For Pepco customers, the utility established an online portal that processes signatures and fee payments, eliminating follow-up paperwork, Ellis told Utility Dive. The utility also engineered a semi-automated technical analysis of applications, which accelerates approval for residential solar arrays, Pepco’s Stephen Steffel told Utility Dive.
Reliability concerns
Concerns over reliability are another big issue causing some interconnection delays. In solar-heavy states like Hawaii, some distribution system circuits and feeders are near their interconnection capacities, causing utilities and regulators to worry about grid congestion.
EQ’s paper acknowledges “fewer data points” on the use of grid reliability as a reason for delays. But, in some places, it has added to tensions between utilities and solar installers.
“Some PV installers believe that utilities are overly cautious in some cases, or that utilities invoke grid reliability concerns as an excuse to delay application processing,” the paper reports. “Utility staff sometimes believe that the PV industry seeks special treatment not granted to other industries.”

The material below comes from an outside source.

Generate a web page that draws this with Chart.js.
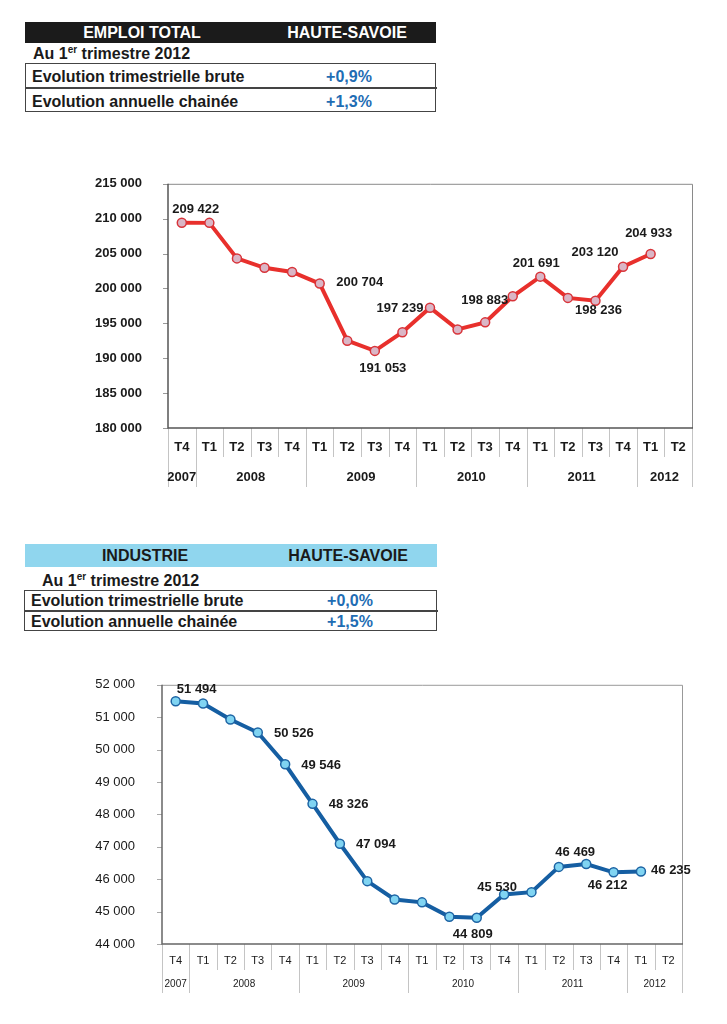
<!DOCTYPE html>
<html><head><meta charset="utf-8">
<script src="https://cdn.jsdelivr.net/npm/chart.js@4.4.1/dist/chart.umd.min.js"></script>
<style>
body{margin:0;width:727px;height:1024px;background:#fff;position:relative;overflow:hidden;font-family:"Liberation Sans",Arial,sans-serif;color:#1a1a1a}
.a{position:absolute;white-space:nowrap}
.t{font-weight:bold;font-size:16px}
.c{text-align:center}
.v{color:#1f6db4}
sup{font-size:10px;vertical-align:6px;line-height:0}
canvas{position:absolute;left:0}
</style></head><body>
<!-- header 1 -->
<div class="a" style="left:25px;top:22px;width:411px;height:21px;background:#1b1b1b"></div>
<div class="a t c" style="left:62px;top:22px;width:160px;line-height:21px;color:#fff">EMPLOI TOTAL</div>
<div class="a t c" style="left:267px;top:22px;width:160px;line-height:21px;color:#fff">HAUTE-SAVOIE</div>
<div class="a t" style="left:33px;top:44px;line-height:20px">Au 1<sup>er</sup> trimestre 2012</div>
<div class="a" style="left:25px;top:63px;width:409px;height:47px;border:1.5px solid #444"></div>
<div class="a" style="left:25px;top:87px;width:412px;height:1.5px;background:#444"></div>
<div class="a t" style="left:32px;top:66px;line-height:21px">Evolution trimestrielle brute</div>
<div class="a t c v" style="left:300px;top:66px;width:98px;line-height:21px">+0,9%</div>
<div class="a t" style="left:32px;top:91px;line-height:21px">Evolution annuelle chainée</div>
<div class="a t c v" style="left:300px;top:91px;width:98px;line-height:21px">+1,3%</div>
<canvas id="c1" width="727" height="350" style="top:150px"></canvas>
<!-- header 2 -->
<div class="a" style="left:25px;top:544px;width:412px;height:23px;background:#90d6ee"></div>
<div class="a t c" style="left:65px;top:544px;width:160px;line-height:23px">INDUSTRIE</div>
<div class="a t c" style="left:268px;top:544px;width:160px;line-height:23px">HAUTE-SAVOIE</div>
<div class="a t" style="left:42px;top:571px;line-height:20px">Au 1<sup>er</sup> trimestre 2012</div>
<div class="a" style="left:24px;top:590px;width:411px;height:39px;border:1.5px solid #444"></div>
<div class="a" style="left:24px;top:610px;width:414px;height:1.5px;background:#444"></div>
<div class="a t" style="left:31px;top:591px;line-height:20px">Evolution trimestrielle brute</div>
<div class="a t c v" style="left:301px;top:591px;width:98px;line-height:20px">+0,0%</div>
<div class="a t" style="left:31px;top:612px;line-height:20px">Evolution annuelle chainée</div>
<div class="a t c v" style="left:301px;top:612px;width:98px;line-height:20px">+1,5%</div>
<canvas id="c2" width="727" height="360" style="top:650px"></canvas>
<script>
// ---- data ----
const quarterLabels = ['T4','T1','T2','T3','T4','T1','T2','T3','T4','T1','T2','T3','T4','T1','T2','T3','T4','T1','T2'];
const yearLabels = ['2007','2008','2009','2010','2011','2012'];
const yearFirstIdx = [0,1,5,9,13,17];
const yearLastIdx = [0,4,8,12,16,18];
const emploiValues = [209422,209400,204310,202960,202370,200704,192510,191053,193720,197239,194130,195140,198883,201691,198650,198236,203120,204933];
const emploiLabeled = [0,5,7,9,12,13,15,16,17];
const emploiTicks = [180000,215000,5000];
const industrieValues = [51494,51424,50930,50526,49546,48326,47094,45940,45375,45285,44840,44809,45530,45600,46380,46469,46212,46235];
const industrieLabeled = [0,3,4,5,6,11,12,15,16,17];
const industrieTicks = [44000,52000,1000];

// ---- styles ----
const FONT = '"Liberation Sans", Arial, sans-serif';
const emploiLabelOffsets = {0:[14,-13],5:[40,-1],7:[8,18],9:[-30,1],12:[-28,4],13:[-4,-13],15:[3,10],16:[-28,-14],17:[-2,-21]};
const industrieLabelOffsets = {0:[21,-12],3:[36,1],4:[36,1],5:[36,1],6:[36,1],11:[-4,17],12:[-7,-7],15:[-11,-12],16:[-6,13],17:[30,-1]};

function fmt(v){return String(v).replace(/\B(?=(\d{3})+(?!\d))/g,' ');}

function decor(st){
  return {
    id:'decor',
    beforeDatasetsDraw(chart){
      const ctx=chart.ctx, a=chart.chartArea, x=chart.scales.x, y=chart.scales.y;
      const n=quarterLabels.length, w=(a.right-a.left)/n;
      ctx.save();
      // y tick marks
      ctx.strokeStyle=st.tickMark; ctx.lineWidth=1;
      y.ticks.forEach(t=>{const py=Math.round(y.getPixelForValue(t.value))+0.5;ctx.beginPath();ctx.moveTo(a.left-5,py);ctx.lineTo(a.left,py);ctx.stroke();});
      // separators
      ctx.strokeStyle=st.sep; ctx.lineWidth=1;
      for(let i=0;i<=n;i++){
        const px=Math.round(a.left+i*w)+0.5;
        const isYear = i===0 || i===n || yearLastIdx.includes(i-1);
        ctx.beginPath();ctx.moveTo(px,a.bottom);ctx.lineTo(px,a.bottom+(isYear?st.yearDepth:st.tDepth));ctx.stroke();
      }
      // box
      ctx.strokeStyle=st.boxLight; ctx.lineWidth=1;
      ctx.beginPath();ctx.moveTo(a.left,a.top+0.5);ctx.lineTo(a.right+0.5,a.top+0.5);ctx.lineTo(a.right+0.5,a.bottom);ctx.stroke();
      ctx.strokeStyle=st.boxDark; ctx.lineWidth=1.5;
      ctx.beginPath();ctx.moveTo(a.left,a.top);ctx.lineTo(a.left,a.bottom);ctx.lineTo(a.right+1,a.bottom);ctx.stroke();
      // quarter labels
      ctx.fillStyle='#1a1a1a'; ctx.textAlign='center'; ctx.textBaseline='middle';
      ctx.font=st.tFont;
      quarterLabels.forEach((q,i)=>ctx.fillText(q,x.getPixelForValue(i),a.bottom+st.tOff));
      ctx.font=st.yFont;
      yearLabels.forEach((yl,k)=>{
        const cx=(x.getPixelForValue(yearFirstIdx[k])+x.getPixelForValue(yearLastIdx[k]))/2;
        ctx.fillText(yl,cx,a.bottom+st.yOff);
      });
      ctx.restore();
    },
    afterDatasetsDraw(chart){
      const ctx=chart.ctx, meta=chart.getDatasetMeta(0);
      const vals=chart.data.datasets[0].data;
      ctx.save();
      ctx.font='bold 13px '+FONT; ctx.fillStyle='#1a1a1a'; ctx.textAlign='center'; ctx.textBaseline='middle';
      st.labeled.forEach(i=>{
        const p=meta.data[i], o=st.offsets[i];
        ctx.fillText(fmt(vals[i]),p.x+o[0],p.y+o[1]);
      });
      ctx.restore();
    }
  };
}

function makeChart(id, values, ticks, st){
  return new Chart(document.getElementById(id),{
    type:'line',
    data:{labels:quarterLabels,datasets:[{data:values,borderColor:st.line,borderWidth:4,
      pointRadius:4.5,pointHoverRadius:4.5,pointBackgroundColor:st.pointFill,pointBorderColor:st.pointBorder,pointBorderWidth:1.5,
      tension:0,fill:false}]},
    options:{responsive:false,animation:false,devicePixelRatio:1,
      layout:{autoPadding:false,padding:st.padding},
      plugins:{legend:{display:false},tooltip:{enabled:false}},
      scales:{
        x:{offset:true,ticks:{display:false},grid:{display:false,drawTicks:false},border:{display:false},
          afterFit(s){s.height=st.xHeight;}},
        y:{min:ticks[0],max:ticks[1],
          ticks:{stepSize:ticks[2],callback:v=>fmt(v),font:st.yTickFont,color:'#1a1a1a',padding:st.yPad},
          grid:{display:false,drawTicks:false},border:{display:false},
          afterFit(s){s.width=st.yWidth;}}
      }},
    plugins:[decor(st)]
  });
}

makeChart('c1', emploiValues, emploiTicks, {
  line:'#e8302c', pointFill:'#dab6c6', pointBorder:'#d8343a',
  padding:{top:17,right:35,left:0,bottom:0}, xHeight:72, yWidth:168, yPad:26,
  yTickFont:{family:FONT,size:13,weight:'bold'},
  tFont:'bold 13px '+FONT, yFont:'bold 13px '+FONT, tOff:19, yOff:49, tDepth:29, yearDepth:59,
  sep:'#c4c4c4', tickMark:'#999', boxLight:'#8a8a8a', boxDark:'#555',
  labeled:emploiLabeled, offsets:emploiLabelOffsets
});
makeChart('c2', industrieValues, industrieTicks, {
  line:'#155ea2', pointFill:'#80d4f2', pointBorder:'#1d64a4',
  padding:{top:30,right:45,left:0,bottom:0}, xHeight:66, yWidth:162, yPad:27,
  yTickFont:{family:FONT,size:13,weight:'normal'},
  tFont:'11px '+FONT, yFont:'10px '+FONT, tOff:17, yOff:40, tDepth:26, yearDepth:49,
  sep:'#c4c4c4', tickMark:'#aaa', boxLight:'#999', boxDark:'#666',
  labeled:industrieLabeled, offsets:industrieLabelOffsets
});
</script>
</body></html>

One way to mitigate the tension is through regulatory proceedings. Requiring utilities to provide installers with maps or information showing interconnection congestion would allow installers to work around congested system locations.
Some utilities have have already done so, offering “interactive, web-based maps that allow installers to easily identify geographic areas where new DG facilities could encounter problems receiving approval for interconnection,” the paper reports.
“It is not yet common but utilities are starting to do it,” Barnes said.
When installers have that information, they can warn customers in congested areas that approvals will take longer and would likely cost more, she added. “They also can market to customers in less congested locations on the distribution system.”
Some utilities, including PG&E, SDG&E, and National Grid, have integrated automated checks for reliability and safety issues into their application processing, the paper reports. “Checking for concerns early in the application process can save utilities and installers time and money by avoiding the cost of engineer labor to review potential concerns.”
Best practices
Some states have implemented reporting deadlines, but those so far are less than adequate to speed up interconnections, Barnes said. Those rules lack enforcement requirements or contain other shortcomings, leaving applications stuck in the process.
“Regulators and utilities need to be forward-thinking and to prepare for the renewable energy that state policies will bring onto the grid,” Barnes said,
The paper recommended simplified and accessible online systems with standardized forms as one way to streamline the process. Other methods include collaborating with stakeholders, expediting permitting, and combining the permitting and interconnection process. Keeping consistent rules and regulations as well as firm deadlines is another recommendation.
Policymakers should keep rules and regulations consistent over the long term. Deadlines should be clear and firm. Regulators should require utilities to be transparent throughout processing, make grid capacity maps or data available to installers, and provide timeline performance reports.
Utilities, regulators, and AHJs should also collaborate to improve the standardization, according to the paper. And if policymakers fail to act, utilities can voluntarily automate grid reliability and penetration data and make grid capacity maps or grid capacity data available to installers. Utilities should also facilitate advanced meter installation. Meanwhile, part of the burden lies with installers to track utility performance and make the source of their findings publicly available.
“Regulators, utilities, AHJs, installers, and customers can all benefit from the experiences and lessons learned in other jurisdictions and from communication among stakeholders,”the paper concluded.
“Each of these industry participants can encourage and facilitate workshops, webinars, trainings, and other education and outreach activities to enable such learning experiences.”